Mardi 4 mars de 16h à 18h The University of Chicago John W. Boyer Center à Paris – Amphitheater, 1st Floor 41 Rue des Grands Moulins, 75013 Paris Métro ligne 14 – Bibliothèque François Mitterand
Si vous souhaitez assister à la présentation en personne, merci d‘envoyer un mail à: bertrand.van-ruymbeke@univ-paris8.fr afin que nous puissions vous inscrire sur la liste.
Lien Zoom disponible pour suivre à distance Heure: 4 mars 2025 04:00 PM Paris https://univ-paris8.zoom.us/j/98069076020?pwd=VRe5CG2ae6hk1y2oGGwwfEYkZrPESa.1 ID de réunion: 980 6907 6020 Code secret: 589680
“Uniformity and Individuality in Early America: A Conversation with Professors Sandra Slater and John McCurdy”

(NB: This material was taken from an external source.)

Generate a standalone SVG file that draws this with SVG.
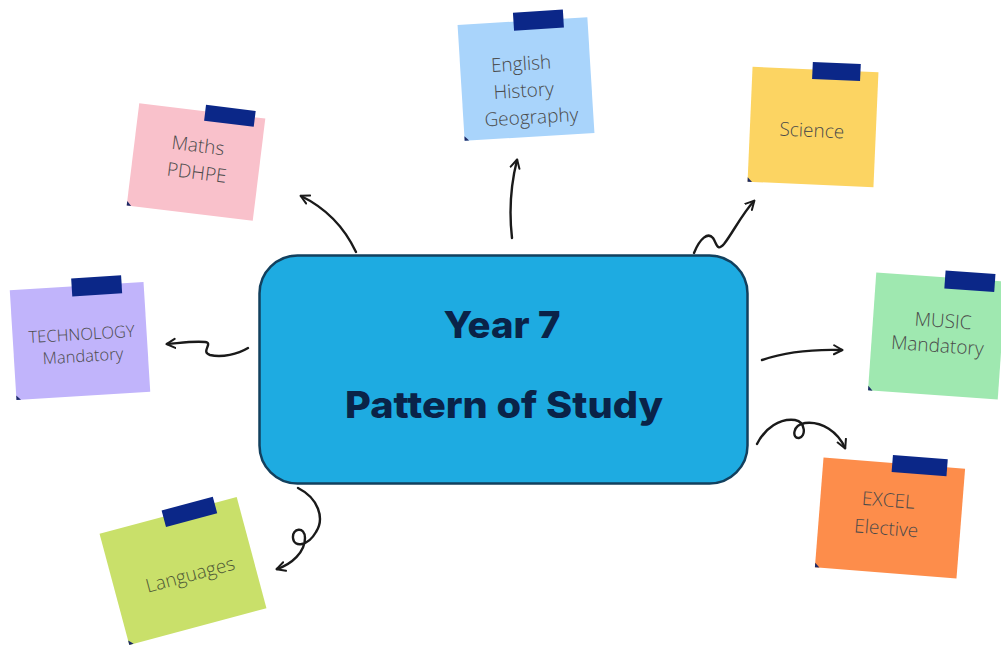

In this presentation, Professors Sandra Slater and John McCurdy will discuss their recent books and how they highlight the roles of conformity and deviance in early British North America. Dr. Slater’s The Pompe and Pride of Man: Pride and Humility in Early New England (Brill, 2024) explores the dichotomy of pride and humility in American Puritanism, beginning with their transatlantic migration. Her work argues that a distinct form of American Puritanism arose that affected every facet of daily life: religious understandings, legal proceedings, and conceptions of the self in diaries and letters. Puritans placed the punishment and eradication of pride as a central lens through which society should be ordered.
Dr. McCurdy’s Vicious and Immoral: Homosexuality, the American Revolution, and the Trials of Robert Newburgh (Johns Hopkins, 2024) explores the story of Robert Newburgh, a chaplain in the British Army who was accused of same-sex intimacy and tried by court-martial in 1774. Newburgh’s flamboyant dress and conflicts with army officers reveal a complicated story of nonconformity with sexual and gender mores. McCurdy argues that Newburgh’s response to the pernicious rumors, as well as his own legal defenses, reflected an embrace of a burgeoning American notion of sexual liberalism.
Together, the works of Drs.Slater and McCurdy highlight the importance of uniformity and individuality at the beginning and the end of colonial America.